Exercise goal - Go through the listing and set it down exactly, leaving out its pictures.

Task material -
----------
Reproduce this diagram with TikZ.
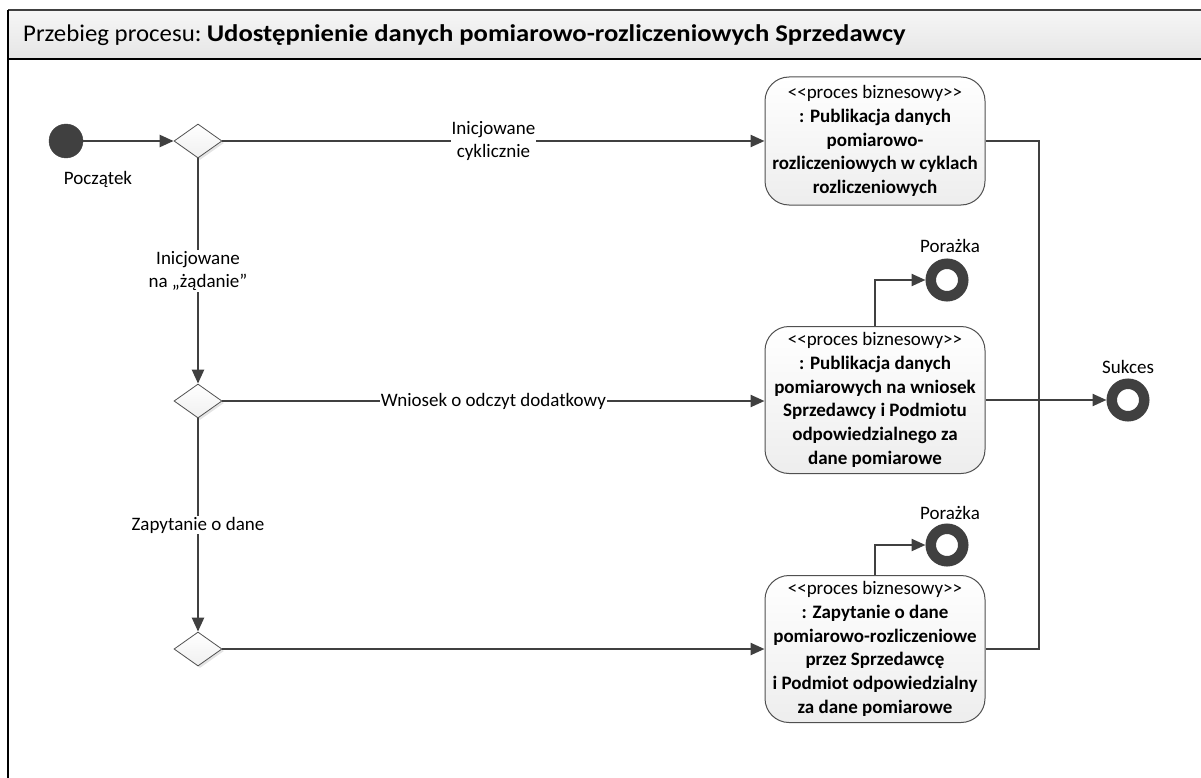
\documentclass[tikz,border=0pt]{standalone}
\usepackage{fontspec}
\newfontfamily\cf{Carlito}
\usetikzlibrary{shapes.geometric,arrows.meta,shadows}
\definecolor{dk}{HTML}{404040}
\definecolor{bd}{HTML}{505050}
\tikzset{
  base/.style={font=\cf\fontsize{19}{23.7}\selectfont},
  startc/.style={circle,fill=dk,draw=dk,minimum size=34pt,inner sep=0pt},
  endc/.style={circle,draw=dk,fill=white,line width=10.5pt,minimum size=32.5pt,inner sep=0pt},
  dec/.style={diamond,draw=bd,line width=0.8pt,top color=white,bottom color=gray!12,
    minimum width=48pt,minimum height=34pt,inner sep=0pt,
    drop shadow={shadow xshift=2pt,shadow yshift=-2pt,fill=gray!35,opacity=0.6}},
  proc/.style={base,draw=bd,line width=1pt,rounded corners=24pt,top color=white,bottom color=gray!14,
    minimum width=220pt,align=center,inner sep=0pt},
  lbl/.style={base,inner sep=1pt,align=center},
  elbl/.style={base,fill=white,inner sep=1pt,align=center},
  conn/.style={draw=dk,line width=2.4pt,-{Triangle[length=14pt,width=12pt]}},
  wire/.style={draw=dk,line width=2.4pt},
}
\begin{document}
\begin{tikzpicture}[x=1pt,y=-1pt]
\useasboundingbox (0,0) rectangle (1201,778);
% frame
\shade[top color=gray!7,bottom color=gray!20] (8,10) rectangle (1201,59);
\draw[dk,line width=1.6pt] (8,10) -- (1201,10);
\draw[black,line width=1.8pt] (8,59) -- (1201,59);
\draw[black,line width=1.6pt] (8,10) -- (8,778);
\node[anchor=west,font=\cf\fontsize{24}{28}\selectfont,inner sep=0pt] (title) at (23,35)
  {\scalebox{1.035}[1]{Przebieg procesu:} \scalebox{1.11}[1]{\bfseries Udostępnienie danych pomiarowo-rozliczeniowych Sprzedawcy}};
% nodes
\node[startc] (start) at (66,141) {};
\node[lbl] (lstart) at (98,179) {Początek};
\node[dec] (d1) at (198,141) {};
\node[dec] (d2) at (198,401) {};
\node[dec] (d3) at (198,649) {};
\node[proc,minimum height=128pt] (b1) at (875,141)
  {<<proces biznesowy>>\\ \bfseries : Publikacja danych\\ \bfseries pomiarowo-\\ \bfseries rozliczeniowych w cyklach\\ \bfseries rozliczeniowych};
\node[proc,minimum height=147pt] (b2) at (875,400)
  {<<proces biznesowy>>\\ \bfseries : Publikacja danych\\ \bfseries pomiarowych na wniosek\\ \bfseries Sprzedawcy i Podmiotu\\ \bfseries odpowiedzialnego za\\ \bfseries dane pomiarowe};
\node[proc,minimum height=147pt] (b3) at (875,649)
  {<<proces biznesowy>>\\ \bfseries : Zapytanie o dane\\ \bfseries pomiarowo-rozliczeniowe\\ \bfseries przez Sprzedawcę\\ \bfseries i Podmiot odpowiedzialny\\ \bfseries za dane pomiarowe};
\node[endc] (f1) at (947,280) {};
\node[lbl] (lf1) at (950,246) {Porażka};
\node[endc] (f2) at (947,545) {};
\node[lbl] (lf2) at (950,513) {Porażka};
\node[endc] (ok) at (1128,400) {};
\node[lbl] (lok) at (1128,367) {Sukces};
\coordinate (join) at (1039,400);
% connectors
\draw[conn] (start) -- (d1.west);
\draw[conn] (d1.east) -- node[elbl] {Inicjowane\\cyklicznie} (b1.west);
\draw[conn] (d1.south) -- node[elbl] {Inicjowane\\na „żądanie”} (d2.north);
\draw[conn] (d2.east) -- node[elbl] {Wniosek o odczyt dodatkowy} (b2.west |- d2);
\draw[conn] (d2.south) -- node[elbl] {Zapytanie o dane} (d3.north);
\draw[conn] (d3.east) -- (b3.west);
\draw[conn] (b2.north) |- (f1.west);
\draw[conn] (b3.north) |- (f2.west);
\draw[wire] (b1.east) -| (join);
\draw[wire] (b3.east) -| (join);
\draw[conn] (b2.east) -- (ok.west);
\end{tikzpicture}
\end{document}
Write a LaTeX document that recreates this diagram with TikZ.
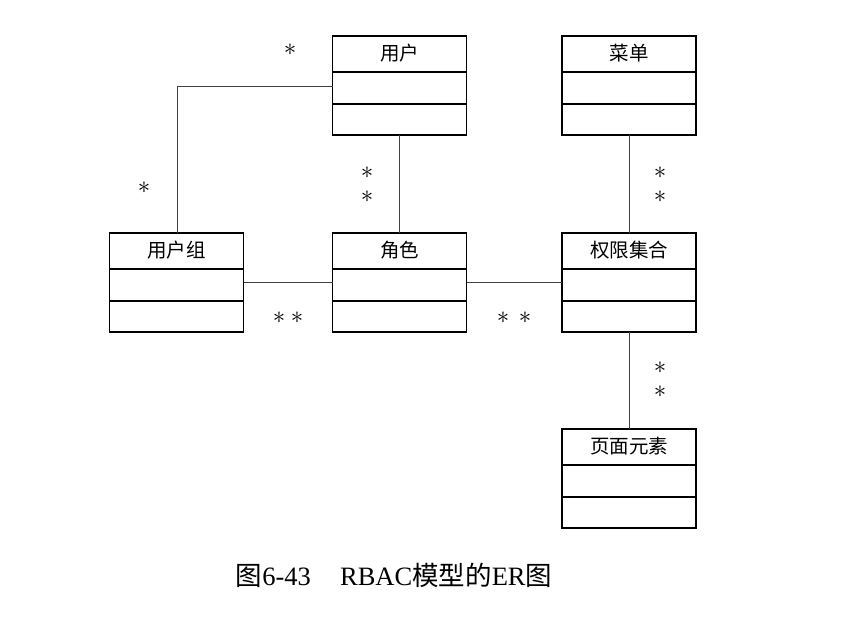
----------
Full solution -
Reproduce this diagram with TikZ.
\documentclass[tikz,border=0pt]{standalone}
\usepackage{fontspec}
\newfontfamily\cf{Carlito}
\usetikzlibrary{shapes.geometric,arrows.meta,shadows}
\definecolor{dk}{HTML}{404040}
\definecolor{bd}{HTML}{505050}
\tikzset{
  base/.style={font=\cf\fontsize{19}{23.7}\selectfont},
  startc/.style={circle,fill=dk,draw=dk,minimum size=34pt,inner sep=0pt},
  endc/.style={circle,draw=dk,fill=white,line width=10.5pt,minimum size=32.5pt,inner sep=0pt},
  dec/.style={diamond,draw=bd,line width=0.8pt,top color=white,bottom color=gray!12,
    minimum width=48pt,minimum height=34pt,inner sep=0pt,
    drop shadow={shadow xshift=2pt,shadow yshift=-2pt,fill=gray!35,opacity=0.6}},
  proc/.style={base,draw=bd,line width=1pt,rounded corners=24pt,top color=white,bottom color=gray!14,
    minimum width=220pt,align=center,inner sep=0pt},
  lbl/.style={base,inner sep=1pt,align=center},
  elbl/.style={base,fill=white,inner sep=1pt,align=center},
  conn/.style={draw=dk,line width=2.4pt,-{Triangle[length=14pt,width=12pt]}},
  wire/.style={draw=dk,line width=2.4pt},
}
\begin{document}
\begin{tikzpicture}[x=1pt,y=-1pt]
\useasboundingbox (0,0) rectangle (1201,778);
% frame
\shade[top color=gray!7,bottom color=gray!20] (8,10) rectangle (1201,59);
\draw[dk,line width=1.6pt] (8,10) -- (1201,10);
\draw[black,line width=1.8pt] (8,59) -- (1201,59);
\draw[black,line width=1.6pt] (8,10) -- (8,778);
\node[anchor=west,font=\cf\fontsize{24}{28}\selectfont,inner sep=0pt] (title) at (23,35)
  {\scalebox{1.035}[1]{Przebieg procesu:} \scalebox{1.11}[1]{\bfseries Udostępnienie danych pomiarowo-rozliczeniowych Sprzedawcy}};
% nodes
\node[startc] (start) at (66,141) {};
\node[lbl] (lstart) at (98,179) {Początek};
\node[dec] (d1) at (198,141) {};
\node[dec] (d2) at (198,401) {};
\node[dec] (d3) at (198,649) {};
\node[proc,minimum height=128pt] (b1) at (875,141)
  {<<proces biznesowy>>\\ \bfseries : Publikacja danych\\ \bfseries pomiarowo-\\ \bfseries rozliczeniowych w cyklach\\ \bfseries rozliczeniowych};
\node[proc,minimum height=147pt] (b2) at (875,400)
  {<<proces biznesowy>>\\ \bfseries : Publikacja danych\\ \bfseries pomiarowych na wniosek\\ \bfseries Sprzedawcy i Podmiotu\\ \bfseries odpowiedzialnego za\\ \bfseries dane pomiarowe};
\node[proc,minimum height=147pt] (b3) at (875,649)
  {<<proces biznesowy>>\\ \bfseries : Zapytanie o dane\\ \bfseries pomiarowo-rozliczeniowe\\ \bfseries przez Sprzedawcę\\ \bfseries i Podmiot odpowiedzialny\\ \bfseries za dane pomiarowe};
\node[endc] (f1) at (947,280) {};
\node[lbl] (lf1) at (950,246) {Porażka};
\node[endc] (f2) at (947,545) {};
\node[lbl] (lf2) at (950,513) {Porażka};
\node[endc] (ok) at (1128,400) {};
\node[lbl] (lok) at (1128,367) {Sukces};
\coordinate (join) at (1039,400);
% connectors
\draw[conn] (start) -- (d1.west);
\draw[conn] (d1.east) -- node[elbl] {Inicjowane\\cyklicznie} (b1.west);
\draw[conn] (d1.south) -- node[elbl] {Inicjowane\\na „żądanie”} (d2.north);
\draw[conn] (d2.east) -- node[elbl] {Wniosek o odczyt dodatkowy} (b2.west |- d2);
\draw[conn] (d2.south) -- node[elbl] {Zapytanie o dane} (d3.north);
\draw[conn] (d3.east) -- (b3.west);
\draw[conn] (b2.north) |- (f1.west);
\draw[conn] (b3.north) |- (f2.west);
\draw[wire] (b1.east) -| (join);
\draw[wire] (b3.east) -| (join);
\draw[conn] (b2.east) -- (ok.west);
\end{tikzpicture}
\end{document}
Write a LaTeX document that recreates this diagram with TikZ.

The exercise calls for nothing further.